▸ SOURCE MATERIAL:
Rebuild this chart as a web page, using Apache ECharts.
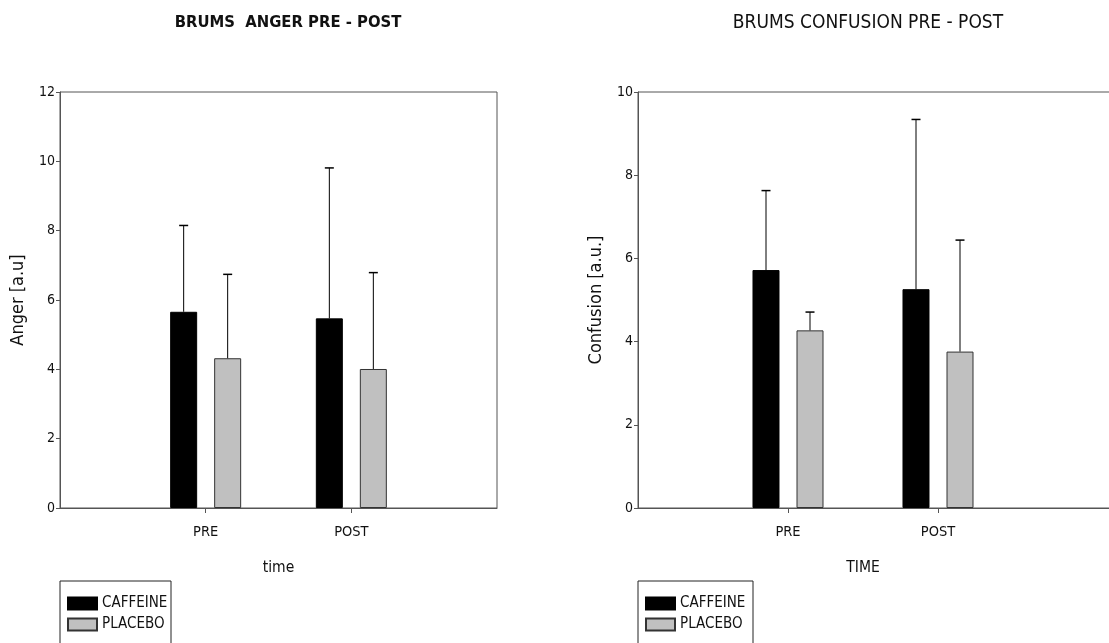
<!DOCTYPE html>
<html>
<head>
<meta charset="utf-8">
<script src="https://cdn.jsdelivr.net/npm/echarts@6/dist/echarts.min.js"></script>
<style>html,body{margin:0;padding:0;background:#fff}#c{width:1109px;height:643px}</style>
</head>
<body>
<div id="c"></div>
<script>
// ---- data ----
var categories = ['PRE', 'POST'];
var seriesNames = ['CAFFEINE', 'PLACEBO'];
// Anger chart
var angerCaffeine = [5.66, 5.47];
var angerCaffeineSD = [2.49, 4.34];
var angerPlacebo = [4.32, 4.01];
var angerPlaceboSD = [2.42, 2.78];
var angerTicks = [0, 2, 4, 6, 8, 10, 12];
// Confusion chart
var confCaffeine = [5.72, 5.26];
var confCaffeineSD = [1.91, 4.08];
var confPlacebo = [4.27, 3.76];
var confPlaceboSD = [0.44, 2.68];
var confTicks = [0, 2, 4, 6, 8, 10];

var FONT = "'Liberation Sans Narrow', 'Arial Narrow', 'DejaVu Sans Condensed', 'Liberation Sans', Arial, sans-serif";
var AXIS = '#555';
var BAR_W = 27, BAR_GAP = 17;
var OFF = (BAR_W + BAR_GAP) / 2;

function axisData(padRight) {
  var d = [''].concat(categories);
  for (var i = 0; i < padRight; i++) d.push(new Array(i + 2).join(' '));
  return d;
}
function barData(vals) {
  return vals.map(function (v, i) { return [i + 1, v]; });
}
function errData(vals, sds) {
  return vals.map(function (v, i) { return [i + 1, v, v + sds[i]]; });
}
function errSeries(name, idx, vals, sds, off) {
  return {
    type: 'custom', name: name, xAxisIndex: idx, yAxisIndex: idx, z: 5,
    data: errData(vals, sds), encode: { x: 0, y: [1, 2] },
    renderItem: function (params, api) {
      var b = api.coord([api.value(0), api.value(1)]);
      var t = api.coord([api.value(0), api.value(2)]);
      var x = b[0] + off;
      return {
        type: 'group', children: [
          { type: 'line', shape: { x1: x, y1: b[1], x2: x, y2: t[1] }, style: { stroke: '#000', lineWidth: 1 } },
          { type: 'line', shape: { x1: x - 4.5, y1: t[1], x2: x + 4.5, y2: t[1] }, style: { stroke: '#000', lineWidth: 1.5 } }
        ]
      };
    }
  };
}
function xAx(idx, name, padRight, nameShift) {
  return {
    type: 'category', gridIndex: idx, data: axisData(padRight), boundaryGap: false,
    name: name, nameLocation: 'middle', nameGap: 52,
    nameTextStyle: { fontFamily: FONT, fontSize: 15.5, color: '#111', padding: [0, nameShift, 0, 0] },
    axisLine: { lineStyle: { color: AXIS, width: 1 } },
    axisTick: { length: 5, lineStyle: { color: AXIS }, interval: function (i, v) { return String(v).trim() !== ''; } },
    axisLabel: { fontFamily: FONT, fontSize: 14.5, color: '#111', margin: 17, interval: function (i, v) { return String(v).trim() !== ''; } },
    splitLine: { show: false }
  };
}
function yAx(idx, name, ticks) {
  return {
    type: 'value', gridIndex: idx, min: ticks[0], max: ticks[ticks.length - 1], interval: ticks[1] - ticks[0],
    name: name, nameLocation: 'middle', nameGap: 33,
    nameTextStyle: { fontFamily: FONT, fontSize: 18, color: '#111' },
    axisLine: { show: true, lineStyle: { color: AXIS, width: 1 } },
    axisTick: { show: true, length: 4, lineStyle: { color: AXIS } },
    axisLabel: { fontFamily: FONT, fontSize: 14, color: '#111', margin: 5 },
    splitLine: { show: false }
  };
}
function bar(name, idx, vals, color, border) {
  return {
    type: 'bar', name: name, xAxisIndex: idx, yAxisIndex: idx,
    data: barData(vals), barWidth: BAR_W, barGap: (BAR_GAP / BAR_W * 100).toFixed(0) + '%',
    itemStyle: { color: color, borderColor: border, borderWidth: 1 }
  };
}
function legend(left) {
  return {
    data: seriesNames, orient: 'vertical', left: left, top: 591,
    icon: 'rect', itemWidth: 29, itemHeight: 12, itemGap: 6,
    textStyle: { fontFamily: FONT, fontSize: 15, color: '#111' },
    selectedMode: false
  };
}

var chart = echarts.init(document.getElementById('c'), null, { renderer: 'canvas' });
chart.setOption({
  animation: false,
  backgroundColor: '#fff',
  title: [
    { text: 'BRUMS  ANGER PRE - POST', left: 283, top: 9, textAlign: 'center',
      textStyle: { fontFamily: FONT, fontSize: 16.5, fontWeight: 'bold', color: '#111' } },
    { text: 'BRUMS CONFUSION PRE - POST', left: 863, top: 9, textAlign: 'center',
      textStyle: { fontFamily: FONT, fontSize: 19, fontWeight: 'normal', color: '#111' } }
  ],
  grid: [
    { left: 60, top: 92, width: 437, height: 416, show: true, borderColor: AXIS, borderWidth: 1, backgroundColor: 'transparent', outerBoundsMode: 'none', containLabel: false },
    { left: 638, top: 92, width: 600, height: 416, show: true, borderColor: AXIS, borderWidth: 1, backgroundColor: 'transparent', outerBoundsMode: 'none', containLabel: false }
  ],
  xAxis: [xAx(0, 'time', 1, 0), xAx(1, 'TIME', 2, 150)],
  yAxis: [yAx(0, 'Anger [a.u]', angerTicks), yAx(1, 'Confusion [a.u.]', confTicks)],
  legend: [legend(62), legend(640)],
  graphic: [
    { type: 'rect', shape: { x: 60, y: 581, width: 111, height: 100 }, style: { fill: 'none', stroke: '#222', lineWidth: 1 } },
    { type: 'rect', shape: { x: 638, y: 581, width: 115, height: 100 }, style: { fill: 'none', stroke: '#222', lineWidth: 1 } }
  ],
  series: [
    bar('CAFFEINE', 0, angerCaffeine, '#000', '#000'),
    bar('PLACEBO', 0, angerPlacebo, '#c0c0c0', '#333'),
    errSeries('CAFFEINE SD', 0, angerCaffeine, angerCaffeineSD, -OFF),
    errSeries('PLACEBO SD', 0, angerPlacebo, angerPlaceboSD, OFF),
    bar('CAFFEINE', 1, confCaffeine, '#000', '#000'),
    bar('PLACEBO', 1, confPlacebo, '#c0c0c0', '#333'),
    errSeries('CAFFEINE SD', 1, confCaffeine, confCaffeineSD, -OFF),
    errSeries('PLACEBO SD', 1, confPlacebo, confPlaceboSD, OFF)
  ]
});
</script>
</body>
</html>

▸ GIVEN EXERCISE: Please quote the lines of the material, beginning with the first and ending with the one that contains "var OFF = (BAR_W + BAR_GAP) / 2;", exactly as written and without any pictures.

▸ WRITTEN ANSWER:
Rebuild this chart as a web page, using Apache ECharts.
<!DOCTYPE html>
<html>
<head>
<meta charset="utf-8">
<script src="https://cdn.jsdelivr.net/npm/echarts@6/dist/echarts.min.js"></script>
<style>html,body{margin:0;padding:0;background:#fff}#c{width:1109px;height:643px}</style>
</head>
<body>
<div id="c"></div>
<script>
// ---- data ----
var categories = ['PRE', 'POST'];
var seriesNames = ['CAFFEINE', 'PLACEBO'];
// Anger chart
var angerCaffeine = [5.66, 5.47];
var angerCaffeineSD = [2.49, 4.34];
var angerPlacebo = [4.32, 4.01];
var angerPlaceboSD = [2.42, 2.78];
var angerTicks = [0, 2, 4, 6, 8, 10, 12];
// Confusion chart
var confCaffeine = [5.72, 5.26];
var confCaffeineSD = [1.91, 4.08];
var confPlacebo = [4.27, 3.76];
var confPlaceboSD = [0.44, 2.68];
var confTicks = [0, 2, 4, 6, 8, 10];

var FONT = "'Liberation Sans Narrow', 'Arial Narrow', 'DejaVu Sans Condensed', 'Liberation Sans', Arial, sans-serif";
var AXIS = '#555';
var BAR_W = 27, BAR_GAP = 17;
var OFF = (BAR_W + BAR_GAP) / 2;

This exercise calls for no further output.